W czwartek Tesla ogłosiła największą akcję serwisową w historii firmy. Akcja ta ma objąć około 53 000 samochodów – zarówno Modelu S, jak i Modelu X. Tesla zauważyła problem związany z produkcją podzespołów hamulca postojowego. Wadliwa partia obejmuje samochody wyprodukowane od lutego do października 2016 roku.Tesla opisuje problem w mailu wysyłanym do właścicieli:
Tesla niedawno odkryła potencjalny problem związany z produkcją elektrycznych hamulców postojowych zainstalowanych w niektórych Modelach S i Modelach X, które mogłyby uniemożliwić zwolnienie hamulca postojowego. Nie uważamy, że ten problem może doprowadzić do zagrożenia bezpieczeństwa naszych klientów oraz nie zanotowaliśmy żadnego wypadku ani szkody z nim związanej. Jednak aby być zbyt ostrożnym, zamierzamy zastąpić te części tak, aby nie pojawiły się już żadne problemy .
Wadliwa partia części została wykonana przez zewnętrznego dostawcę. Według Reutersa jest to firma Brembo.

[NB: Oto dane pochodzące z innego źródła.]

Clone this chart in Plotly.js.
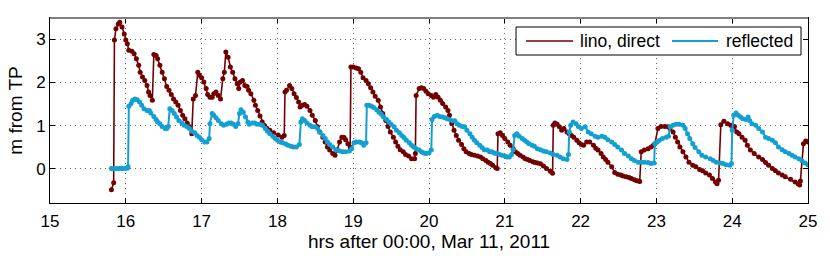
<!DOCTYPE html>
<html>
<head>
<meta charset="utf-8">
<script src="https://cdn.plot.ly/plotly-3.0.1.min.js"></script>
<style>html,body{margin:0;padding:0;background:#fff;}#chart{width:830px;height:256px;}</style>
</head>
<body>
<div id="chart"></div>
<script>
const seriesNames = ["lino, direct", "reflected"];
const xTickVals = [15,16,17,18,19,20,21,22,23,24,25];
const yTickVals = [0,1,2,3];

const directX = [15.81,15.84,15.85,15.87,15.90,15.92,15.95,15.98,16.00,16.02,16.04,16.08,16.11,16.14,16.17,16.19,16.22,16.25,16.28,16.30,16.32,16.35,16.37,16.40,16.42,16.45,16.48,16.51,16.54,16.57,16.60,16.63,16.66,16.69,16.72,16.75,16.78,16.81,16.84,16.87,16.89,16.92,16.95,16.97,17.00,17.03,17.06,17.08,17.11,17.14,17.16,17.19,17.22,17.25,17.28,17.30,17.32,17.35,17.38,17.41,17.44,17.47,17.49,17.51,17.54,17.57,17.60,17.62,17.65,17.69,17.71,17.74,17.77,17.80,17.83,17.86,17.90,17.95,18.01,18.06,18.09,18.10,18.12,18.16,18.19,18.22,18.25,18.28,18.30,18.33,18.36,18.39,18.43,18.46,18.50,18.53,18.56,18.60,18.63,18.66,18.69,18.73,18.76,18.79,18.82,18.85,18.88,18.90,18.93,18.96,18.97,19.00,19.04,19.07,19.10,19.13,19.17,19.20,19.23,19.26,19.29,19.33,19.36,19.39,19.43,19.46,19.49,19.53,19.56,19.59,19.62,19.66,19.69,19.73,19.77,19.81,19.82,19.83,19.87,19.90,19.93,19.96,19.99,20.03,20.06,20.09,20.12,20.15,20.18,20.22,20.25,20.27,20.30,20.33,20.36,20.39,20.43,20.46,20.49,20.53,20.56,20.60,20.64,20.68,20.71,20.75,20.78,20.81,20.84,20.88,20.90,20.91,20.94,20.97,21.00,21.04,21.07,21.11,21.14,21.17,21.20,21.24,21.27,21.30,21.33,21.37,21.40,21.43,21.47,21.51,21.55,21.60,21.63,21.64,21.66,21.69,21.72,21.75,21.78,21.82,21.85,21.88,21.91,21.95,21.98,22.01,22.04,22.08,22.12,22.17,22.20,22.23,22.27,22.30,22.33,22.36,22.41,22.45,22.49,22.53,22.56,22.60,22.64,22.67,22.71,22.74,22.77,22.78,22.80,22.84,22.89,22.93,22.96,22.98,23.02,23.06,23.11,23.15,23.18,23.22,23.25,23.28,23.31,23.35,23.39,23.43,23.48,23.52,23.57,23.61,23.65,23.70,23.74,23.78,23.80,23.82,23.85,23.89,23.94,23.98,24.01,24.03,24.06,24.09,24.13,24.17,24.20,24.24,24.29,24.35,24.40,24.44,24.48,24.53,24.57,24.61,24.66,24.70,24.77,24.83,24.87,24.89,24.90,24.94,24.97,25.00];
const directY = [-0.49,-0.33,2.99,3.25,3.36,3.40,3.29,3.13,2.99,2.90,2.75,2.73,2.67,2.55,2.40,2.24,2.13,2.05,1.93,1.78,1.70,1.59,2.65,2.63,2.55,2.40,2.24,2.09,1.91,1.82,1.72,1.62,1.55,1.47,1.35,1.24,1.16,1.06,0.97,0.81,1.62,1.70,2.24,2.17,2.11,2.01,1.86,1.72,1.66,1.66,1.74,1.78,1.70,1.62,2.09,2.24,2.71,2.59,2.36,2.24,2.09,1.97,1.86,2.01,2.05,1.93,1.91,1.82,1.74,1.59,1.47,1.35,1.22,1.08,1.00,0.94,0.89,0.83,0.78,0.73,0.77,1.78,1.82,1.93,1.86,1.74,1.65,1.55,1.43,1.47,1.49,1.45,1.35,1.24,1.12,0.97,0.85,0.73,0.62,0.50,0.43,0.35,0.31,0.43,0.62,0.73,0.72,0.67,0.58,0.50,2.36,2.36,2.34,2.32,2.24,2.11,2.05,1.97,1.88,1.78,1.68,1.59,1.43,1.28,1.12,0.98,0.85,0.73,0.62,0.52,0.44,0.39,0.33,0.29,0.23,0.23,0.35,1.70,1.86,1.88,1.86,1.80,1.74,1.70,1.66,1.72,1.66,1.59,1.51,1.43,1.35,1.24,1.05,0.89,0.77,0.66,0.56,0.46,0.39,0.35,0.33,0.31,0.29,0.27,0.23,0.19,0.15,0.12,0.08,0.02,0.00,0.81,0.83,0.77,0.70,0.62,0.54,0.46,0.39,0.35,0.31,0.27,0.23,0.21,0.19,0.16,0.14,0.13,0.11,0.06,0.00,-0.06,-0.11,1.01,1.06,1.03,0.97,0.89,0.93,0.85,0.81,0.77,0.73,0.66,0.60,0.56,0.54,0.62,0.62,0.54,0.47,0.43,0.35,0.27,0.21,0.15,0.04,-0.09,-0.13,-0.15,-0.17,-0.19,-0.21,-0.23,-0.26,-0.28,-0.29,-0.30,0.39,0.43,0.46,0.50,0.54,0.58,0.93,0.98,0.98,0.97,0.93,0.85,0.73,0.62,0.50,0.39,0.27,0.15,0.08,0.04,-0.02,-0.05,-0.10,-0.15,-0.23,-0.31,-0.35,-0.27,1.02,1.10,1.04,1.01,0.93,0.98,0.85,0.81,0.73,0.66,0.54,0.43,0.35,0.27,0.21,0.14,0.08,0.00,-0.05,-0.10,-0.15,-0.19,-0.25,-0.31,-0.35,-0.38,-0.29,0.58,0.64,0.62,0.62];

const reflX = [15.81,15.84,15.87,15.90,15.93,15.96,15.99,16.02,16.03,16.04,16.07,16.09,16.12,16.15,16.18,16.21,16.24,16.28,16.31,16.33,16.37,16.40,16.42,16.45,16.48,16.52,16.54,16.56,16.58,16.61,16.64,16.67,16.70,16.74,16.77,16.81,16.84,16.87,16.91,16.94,16.97,17.00,17.04,17.07,17.10,17.11,17.14,17.16,17.19,17.22,17.26,17.29,17.33,17.36,17.39,17.42,17.45,17.48,17.50,17.52,17.55,17.58,17.61,17.63,17.67,17.70,17.73,17.77,17.80,17.84,17.87,17.90,17.94,17.97,18.00,18.04,18.07,18.11,18.14,18.18,18.21,18.25,18.29,18.31,18.33,18.36,18.39,18.43,18.46,18.50,18.53,18.56,18.60,18.63,18.66,18.69,18.73,18.77,18.80,18.82,18.86,18.90,18.95,18.98,19.01,19.04,19.08,19.11,19.14,19.17,19.18,19.21,19.24,19.27,19.31,19.34,19.37,19.40,19.44,19.47,19.50,19.54,19.57,19.61,19.64,19.67,19.70,19.74,19.77,19.80,19.83,19.87,19.90,19.93,19.96,20.00,20.03,20.04,20.07,20.11,20.14,20.18,20.21,20.24,20.27,20.31,20.34,20.37,20.40,20.44,20.47,20.50,20.54,20.57,20.60,20.63,20.67,20.70,20.73,20.77,20.80,20.83,20.86,20.89,20.93,20.96,21.00,21.03,21.06,21.09,21.11,21.13,21.16,21.19,21.23,21.26,21.29,21.32,21.36,21.39,21.43,21.47,21.51,21.55,21.60,21.64,21.69,21.73,21.77,21.82,21.84,21.85,21.87,21.90,21.94,21.97,22.01,22.06,22.10,22.14,22.19,22.23,22.28,22.32,22.36,22.41,22.45,22.49,22.54,22.58,22.63,22.67,22.71,22.76,22.80,22.84,22.89,22.93,22.97,22.98,23.01,23.04,23.08,23.13,23.16,23.18,23.22,23.26,23.30,23.35,23.38,23.41,23.44,23.48,23.51,23.56,23.60,23.65,23.71,23.75,23.79,23.84,23.88,23.92,23.97,23.99,24.00,24.02,24.05,24.08,24.11,24.14,24.18,24.21,24.23,24.26,24.31,24.35,24.40,24.44,24.48,24.53,24.57,24.61,24.66,24.70,24.75,24.79,24.83,24.88,24.92,24.96,25.00];
const reflY = [0.00,0.00,0.00,0.00,0.00,0.00,0.00,0.01,0.04,1.45,1.51,1.59,1.62,1.60,1.55,1.47,1.39,1.35,1.35,1.29,1.21,1.14,1.08,1.04,0.98,0.93,0.93,0.98,1.39,1.35,1.28,1.20,1.12,1.06,1.01,0.97,0.93,0.87,0.83,0.77,0.73,0.67,0.62,0.62,0.70,1.04,1.28,1.24,1.18,1.12,1.04,1.01,1.03,1.06,1.06,1.03,0.98,1.04,1.28,1.37,1.31,1.20,1.08,1.03,1.06,1.06,1.03,1.03,1.01,0.93,0.87,0.81,0.75,0.70,0.66,0.62,0.60,0.57,0.54,0.52,0.50,0.50,0.56,1.08,1.16,1.12,1.06,1.01,0.97,0.97,0.93,0.85,0.77,0.70,0.62,0.56,0.50,0.44,0.42,0.41,0.39,0.39,0.41,0.46,0.60,0.62,0.62,0.60,0.54,0.60,1.47,1.47,1.45,1.42,1.37,1.31,1.26,1.20,1.14,1.08,1.03,0.97,0.89,0.83,0.77,0.72,0.66,0.60,0.54,0.50,0.46,0.43,0.39,0.36,0.35,0.36,0.43,1.14,1.21,1.24,1.21,1.20,1.18,1.16,1.14,1.11,1.11,1.04,1.01,0.98,0.97,0.89,0.81,0.73,0.66,0.60,0.54,0.49,0.44,0.43,0.39,0.39,0.36,0.35,0.33,0.31,0.29,0.27,0.27,0.33,0.44,0.77,0.81,0.75,0.70,0.66,0.62,0.58,0.54,0.52,0.46,0.44,0.41,0.39,0.36,0.33,0.31,0.27,0.23,0.21,0.33,0.85,1.01,1.08,1.04,0.98,0.93,0.97,0.85,0.81,0.75,0.73,0.75,0.73,0.67,0.62,0.56,0.50,0.43,0.35,0.29,0.23,0.19,0.15,0.15,0.15,0.14,0.12,0.13,0.58,0.62,0.66,0.70,0.73,0.75,0.97,1.01,1.03,1.03,1.01,0.93,0.81,0.70,0.58,0.49,0.39,0.31,0.27,0.23,0.19,0.15,0.13,0.12,0.09,0.08,0.12,0.89,1.24,1.29,1.24,1.20,1.16,1.14,1.20,1.12,1.04,1.01,0.93,0.85,0.73,0.70,0.66,0.60,0.50,0.44,0.39,0.35,0.31,0.27,0.23,0.18,0.13,0.09];

const directColor = '#720000';
const reflColor = '#12A0D2';
const FONT = 'Liberation Sans, Arial, Helvetica, sans-serif';

const traces = [
  {x: directX, y: directY, mode: 'lines+markers', name: seriesNames[0], showlegend: false,
   line: {color: directColor, width: 1.6}, marker: {color: directColor, size: 5}},
  {x: reflX, y: reflY, mode: 'lines+markers', name: seriesNames[1], showlegend: false,
   line: {color: reflColor, width: 2}, marker: {color: reflColor, size: 5}}
];

const axisCommon = {
  showline: true, linecolor: '#000', linewidth: 1, mirror: 'ticks',
  ticks: 'inside', ticklen: 5, tickcolor: '#000',
  showgrid: true, gridcolor: '#666', griddash: '1px,4px', gridwidth: 1,
  zeroline: false, tickfont: {family: FONT, size: 17, color: '#000'}
};

// Legend box drawn as layout decoration (paper coordinates of the plot area)
const legendRow = 0.876;
const shapes = [
  {type: 'line', xref: 'paper', yref: 'paper', x0: 0, x1: 1, y0: 1, y1: 1,
   line: {color: '#808080', width: 2}, layer: 'above'},
  {type: 'rect', xref: 'paper', yref: 'paper', x0: 0.6148, x1: 0.9908, y0: 0.800, y1: 0.9514,
   line: {color: '#000', width: 1}, fillcolor: '#fff', layer: 'above'},
  {type: 'line', xref: 'paper', yref: 'paper', x0: 0.6280, x1: 0.6900, y0: legendRow, y1: legendRow,
   line: {color: directColor, width: 1.6}, layer: 'above'},
  {type: 'line', xref: 'paper', yref: 'paper', x0: 0.8206, x1: 0.8813, y0: legendRow, y1: legendRow,
   line: {color: reflColor, width: 2}, layer: 'above'}
];
const annotations = [
  {xref: 'paper', yref: 'paper', x: 0.6960, y: legendRow, xanchor: 'left', yanchor: 'middle',
   text: seriesNames[0], showarrow: false, font: {family: FONT, size: 17.5, color: '#000'}},
  {xref: 'paper', yref: 'paper', x: 0.8886, y: legendRow, xanchor: 'left', yanchor: 'middle',
   text: seriesNames[1], showarrow: false, font: {family: FONT, size: 17.5, color: '#000'}}
];

const layout = {
  width: 830, height: 256,
  margin: {l: 50, r: 22, t: 18, b: 53},
  paper_bgcolor: '#fff', plot_bgcolor: '#fff',
  font: {family: FONT, color: '#000'},
  showlegend: false,
  xaxis: Object.assign({}, axisCommon, {
    range: [15, 25], tickvals: xTickVals, ticktext: xTickVals.map(String),
    ticklabelstandoff: 3,
    title: {text: 'hrs after 00:00, Mar 11, 2011', font: {family: FONT, size: 19, color: '#000'}, standoff: 2}
  }),
  yaxis: Object.assign({}, axisCommon, {
    range: [-0.8, 3.5], tickvals: yTickVals, ticktext: yTickVals.map(String),
    title: {text: 'm from TP', font: {family: FONT, size: 19, color: '#000'}, standoff: 8}
  }),
  shapes: shapes,
  annotations: annotations
};

Plotly.newPlot('chart', traces, layout, {staticPlot: true, displayModeBar: false});
</script>
</body>
</html>
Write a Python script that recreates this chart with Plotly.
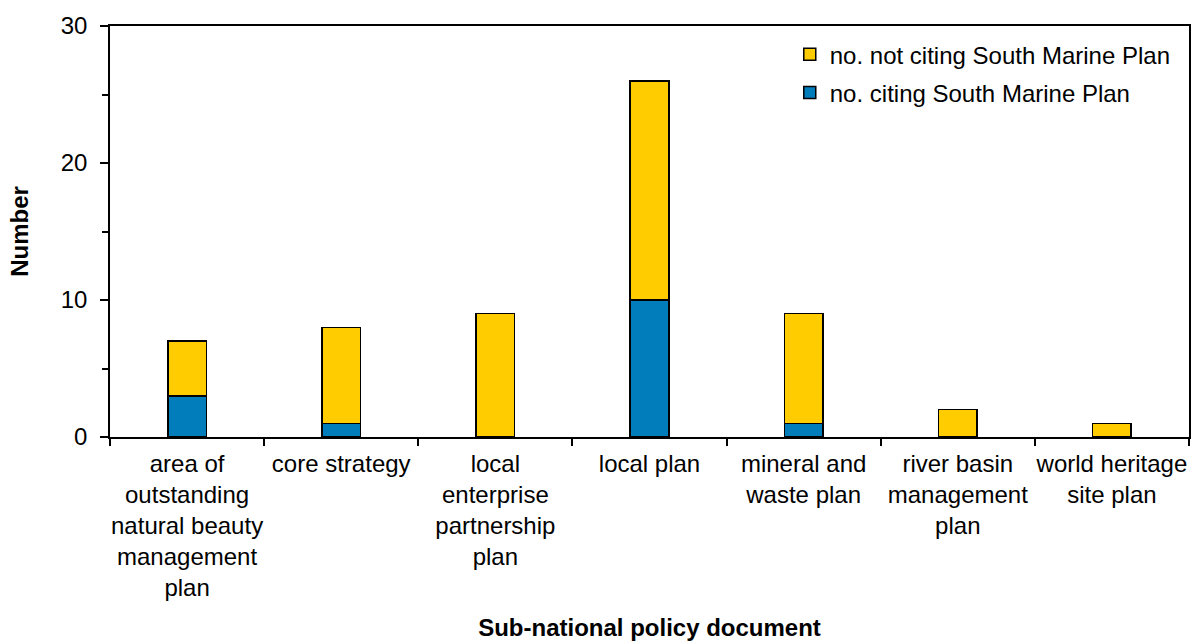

Tesla uważa, że ta część mogła zostać niewłaściwie wyprodukowana w około 5% z 53 tysięcy samochodów. Nie ma to wpływu na układy hamulcowe i dlatego nie stanowi bezpośredniego zagrożenia dla bezpieczeństwa, ale samochód może zostać unieruchomiony w pozycji 'P’, jeśli wadliwa część się zepsuje.
Tesla wkrótce wyśle oficjalne maile do właścicieli objętych akcją serwisową. Zdaniem firmy, naprawa w serwisie Tesli nie powinna trwać dłużej niż 45 minut. Cała akcja serwisowa ma zakończyć się do października 2017 roku. Tesla uważa, że nie wpłynie to zupełnie na jej sytuację finansową, ponieważ dostawca wadliwej części ma pokryć całkowite koszty tej akcji.